GNI per capita is a readily available indicator that, when converted to a common currency, can be compared between countries. We choose to use the US dollar as the common currency, with an adjustment to avoid problems caused when exchange rates fluctuate in a volatile manner. We call this adjustment the “Atlas method.”  
 
GNI is slightly different from its better known sister indicator, Gross Domestic Product (GDP), though they are usually highly correlated. For more on why GNI per capita is used, see here.
 
What does this mean?
 
The classification system is a useful measure of progress in the country’s development path. Robust economic growth averaging 7.6 percent per year in the past two decades has transformed Cambodia from one of the world’s poorest countries to a lower middle-income country today.
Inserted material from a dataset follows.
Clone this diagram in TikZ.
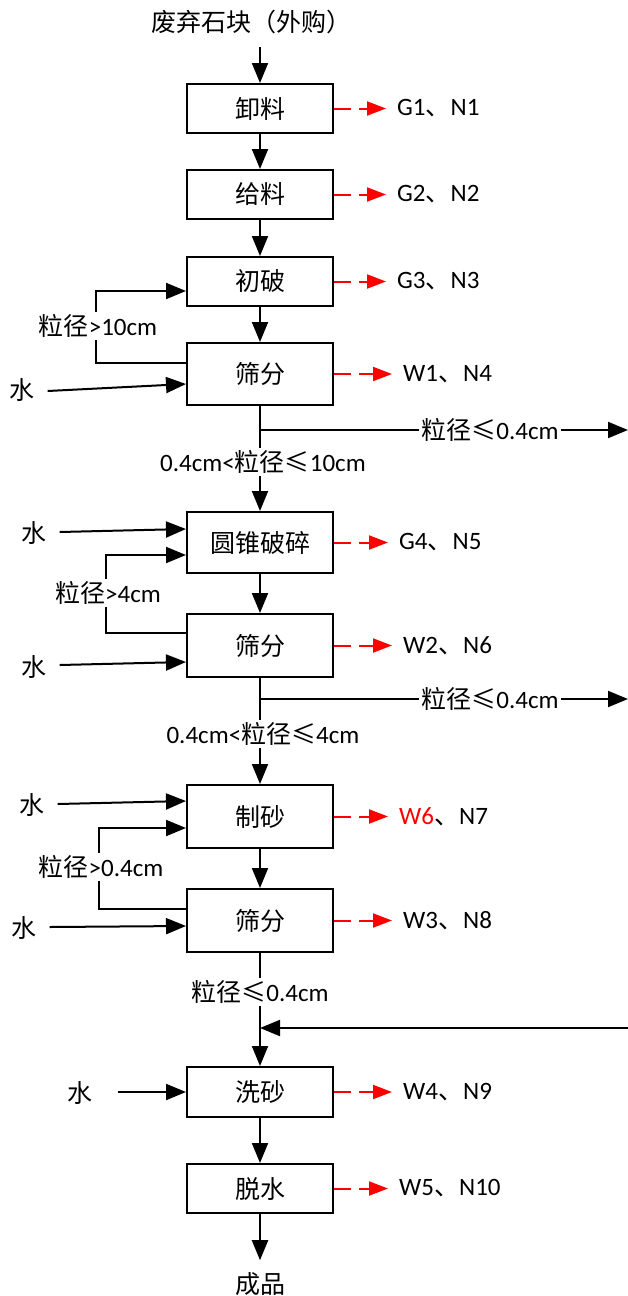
\documentclass[tikz,border=0pt]{standalone}
\usepackage{fontspec}
\setmainfont{Carlito}
\newfontfamily\cjk{Noto Sans CJK SC}
\usetikzlibrary{arrows.meta}
\newcommand\zh[1]{{\cjk #1}}
\begin{document}
\begin{tikzpicture}[x=1pt,y=-1pt,
  every node/.style={font=\fontsize{25}{29}\selectfont, inner sep=1pt},
  proc/.style={draw, line width=2pt, minimum width=146pt, inner sep=0pt},
  flow/.style={line width=2pt, -{Triangle[length=20pt,width=16pt]}},
  emit/.style={red, line width=2pt, dash pattern=on 17pt off 8pt on 5pt off 0pt, -{Triangle[length=19pt,width=14pt]}},
  lbl/.style={fill=white, inner sep=2pt},
  emitlbl/.style={anchor=west},
]
\useasboundingbox (0,0) rectangle (628,1296);

% title and product
\node (src) at (251,22) {\zh{废弃石块（外购）}};
\node (prod) at (260,1284) {\zh{成品}};

% process boxes
\node[proc, minimum height=49pt] (b1) at (260,108.5) {\zh{卸料}};
\node[proc, minimum height=49pt] (b2) at (260,194.5) {\zh{给料}};
\node[proc, minimum height=49pt] (b3) at (260,281.5) {\zh{初破}};
\node[proc, minimum height=62pt] (b4) at (260,374) {\zh{筛分}};
\node[proc, minimum height=61pt] (b5) at (260,542.5) {\zh{圆锥破碎}};
\node[proc, minimum height=63pt] (b6) at (260,645.5) {\zh{筛分}};
\node[proc, minimum height=63pt] (b7) at (260,816.5) {\zh{制砂}};
\node[proc, minimum height=63pt] (b8) at (260,920.5) {\zh{筛分}};
\node[proc, minimum height=50pt] (b9) at (260,1092) {\zh{洗砂}};
\node[proc, minimum height=49pt] (b10) at (260,1188.5) {\zh{脱水}};

% emission labels
\node[emitlbl] (e1) at (396,108.5) {G1\zh{、}N1};
\node[emitlbl] (e2) at (396,194.5) {G2\zh{、}N2};
\node[emitlbl] (e3) at (396,281.5) {G3\zh{、}N3};
\node[emitlbl] (e4) at (402,374) {W1\zh{、}N4};
\node[emitlbl] (e5) at (398,542.5) {G4\zh{、}N5};
\node[emitlbl] (e6) at (402,645.5) {W2\zh{、}N6};
\node[emitlbl] (e7) at (398,816.5) {\textcolor{red}{W6}\zh{、}N7};
\node[emitlbl] (e8) at (402,920.5) {W3\zh{、}N8};
\node[emitlbl] (e9) at (402,1092) {W4\zh{、}N9};
\node[emitlbl] (e10) at (398,1188.5) {W5\zh{、}N10};

\foreach \i in {1,...,10} {
  \draw[emit] (b\i.east) -- ([xshift=-10pt]e\i.west);
}

% water inputs
\node (w1) at (22,390) {\zh{水}};
\node (w2) at (34,533) {\zh{水}};
\node (w3) at (34,667) {\zh{水}};
\node (w4) at (32,805) {\zh{水}};
\node (w5) at (24,928) {\zh{水}};
\node (w6) at (80,1093) {\zh{水}};
\draw[flow] ([xshift=12pt]w1.east |- 0,391) -- (b4.west |- 0,384);
\draw[flow] ([xshift=12pt]w2.east |- 0,532) -- (b5.west |- 0,529);
\draw[flow] ([xshift=12pt]w3.east |- 0,665) -- (b6.west |- 0,662);
\draw[flow] ([xshift=12pt]w4.east |- 0,804) -- (b7.west |- 0,801);
\draw[flow] ([xshift=12pt]w5.east |- 0,927) -- (b8.west |- 0,926);
\draw[flow] ([xshift=24pt]w6.east |- 0,1092) -- (b9.west |- 0,1092);

% main flow
\draw[flow] ([yshift=-12pt]src.south -| b1.north) -- (b1.north);
\draw[flow] (b1) -- (b2);
\draw[flow] (b2) -- (b3);
\draw[flow] (b3) -- (b4);
\draw[flow] (b4) -- (b5);
\draw[flow] (b5) -- (b6);
\draw[flow] (b6) -- (b7);
\draw[flow] (b7) -- (b8);
\draw[flow] (b8) -- (b9);
\draw[flow] (b9) -- (b10);
\draw[flow, shorten >=11pt] (b10) -- (prod);

% recycle loops
\draw[flow] (b4.west |- 0,363) -| (96,291) -- (b3.west |- 0,291);
\node[lbl] (k1) at (98,326) {\zh{粒径}>10cm};
\draw[flow] (b6.west |- 0,633) -| (106,555) -- (b5.west |- 0,555);
\node[lbl] (k2) at (108,593) {\zh{粒径}>4cm};
\draw[flow] (b8.west |- 0,909) -| (99,828) -- (b7.west |- 0,828);
\node[lbl] (k3) at (101,867) {\zh{粒径}>0.4cm};

% fines branches
\coordinate (r1) at (628,430);
\coordinate (r2) at (628,699);
\coordinate (r3) at (628,1028);
\draw[flow] (b4.south |- r1) -- (r1);
\node[lbl] (f1) at (490,430) {\zh{粒径≤}0.4cm};
\draw[flow] (b6.south |- r2) -- (r2);
\node[lbl] (f2) at (490,699) {\zh{粒径≤}0.4cm};
\draw[flow] (r3) -- (b8.south |- r3);

% size labels on main line
\node[lbl] (s1) at (263,462) {0.4cm<\zh{粒径≤}10cm};
\node[lbl] (s2) at (263,734) {0.4cm<\zh{粒径≤}4cm};
\node[lbl] (s3) at (260,992) {\zh{粒径≤}0.4cm};
\end{tikzpicture}
\end{document}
Read more details of recent economic developments here.
 
The poverty rate has dropped from 53percent in 2004 to 20.5 percent in 2011, surpassing all expectations and far exceeding the country’s Millennium Development Goals (MDGs) poverty target. Among 69 countries that have comparable data, Cambodia ranked fourth in terms of the fastest poverty reduction in the world from 2004-2008. See more details of Cambodia’s achievements on poverty reduction here. The poverty rate fell to 10 percent in 2013, and further reduction of poverty is expected for both urban and rural households throughout 2015-2016.  However, human development, particularly in the areas of health and education, remains an important challenge and development priority for Cambodia (read more details here).  
 
As a lower-middle income country, Cambodia is still eligible to borrow from the International Development Association (IDA), the WBG fund for the poorest nations. See more details of IDA eligibility here. Eligibility for IDA support depends first and foremost on a country’s relative poverty, defined as GNI per capita below an established threshold and updated annually. For fiscal year 2017, the threshold for IDA eligibility is $1,185. In addition to GNI per capita, other factors such as creditworthiness, the policy and institutional environment, and other economic and social indicators are reviewed and assessed in determining eligibility to receive IDA support.